The shipowner appealed. The shipowner's central contention was that the District Court erred by applying r A and ignoring rr 10.b and 11.b of the York-Antwerp Rules.
Held: The judgment is reversed and the case remanded for further proceedings.
Resolution of the issues posed by this appeal required an understanding of the history and content of both the law of general average and the York-Antwerp Rules. Although the principles of the law of general average were relevant to this case, more immediately significant was their codification in the York-Antwerp Rules.
The 'Rule of Interpretation' at the beginning of the York-Antwerp Rules 1950 gave priority to the numbered rules, making it clear that if the facts support a claim in general average under the numbered rules, it mattered not that there had been no general average act within the meaning of r A.
The York-Antwerp Rules 1950 achieved the widespread acceptance that was sought and were approved by the Maritime Law Association in the US. There was no reason not to give these Rules full effect in this case, in accordance with the agreement between the parties. Although they had not been formally sanctioned on an intergovernmental basis, and thus lacked the force of law, the rules reflected an important consensus of the international shipping industry and merit 'full judicial cognisance', at least insofar as they did not conflict with statutory or other policies of equal or greater importance: Sea-Land Service Inc v Aetna Insurance Co 545 F 2d 1313 (2nd Cir 1976) (CMI2666).
If, as the shipowner contended, rr 10.b and 11.b of the York-Antwerp Rules 1950 governed on the facts of this case, they must be given precedence over the language of r A in conformity with the Rule of Interpretation.
Rules 10.b and 11.b did appear to contemplate contribution in general average toward expenses that might not qualify under r A. This is particularly evident in the alternative basis of recovery set out in the numbered rules: recovery of expenses incurred 'to enable damage to the ship caused by sacrifice or accident to be repaired, if the repair were necessary for the safe prosecution of the voyage' (the safe prosecution clause). Under this clause, repairs necessary for the safe continuation of the voyage can be deemed general average acts, even if they would not be so regarded under r A alone.
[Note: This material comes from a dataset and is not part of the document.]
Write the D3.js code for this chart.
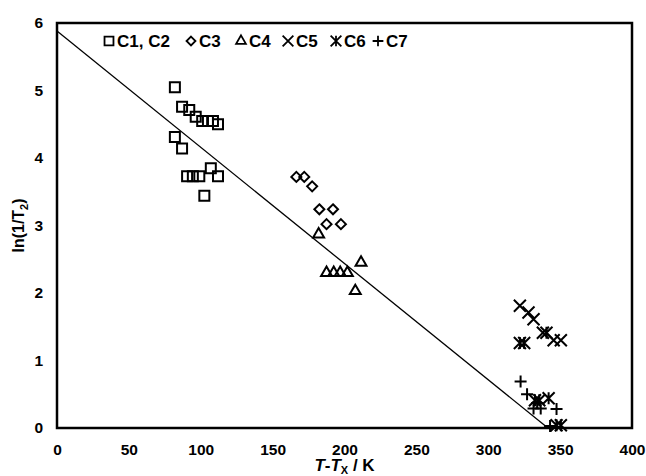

In effect, the safe prosecution clause was to be read, not as eliminating the requirement of peril, but as presuming its presence in cases where a voyage could not safely be resumed without repairs because of accident or sacrifice. Such a presumption was entirely consistent with the modern interpretation of the peril requirement, which required only a showing of 'real and substantial' danger even though ultimate catastrophe 'may be distant or indeed unlikely'. The safe prosecution clause is a notable example of the occasions where those who supported completion of the adventure as the basis of general average prevailed over those who supported the common safety. This interpretation of rr 10.b and 11.b gave proper effect to their language and purpose. Under this view of the York-Antwerp Rules 1950, this record established a prima facie general average claim. Although the vessel had not lost its propeller, the record showed that it had been seriously damaged and that its condition was deteriorating. The damage report revealed that the propeller 'had backed down the taper of the tailshaft by about 250 mm and the top of the taper was clearly visible'. The vessel's condition, allegedly as the result of an accident at sea, presented a 'real and substantial' danger of loss or complete incapacitation of the propeller - and consequent peril - if the vessel had still been at sea or if it returned at sea without repairs.
A different view was taken in Orient Mid-East Lines Inc v A Shipment of Rice 496 F 2d 1032 (5th Cir 1974) (CMI2656). The Court of Appeal disagreed with the assumption in that case that rr 10 and 11 are limited to actions taken 'for the common safety'. This assumption overlooked the alternative basis of recovery set forth in the safe prosecution clause.
A claim had been stated, but had not yet been proved. The shipowner still bore the burden of showing that the requirements of the Rules had been satisfied. Rule E of the York-Antwerp Rules 1950 provided that '[t]he onus of proof is upon the party claiming in general average to show that the loss or expense claimed is properly allowable as general average'. Thus, for example, the shipowner must show that the damage requiring repair was the result of an 'accident' rather than a latent defect attributable to the vessel's unseaworthiness.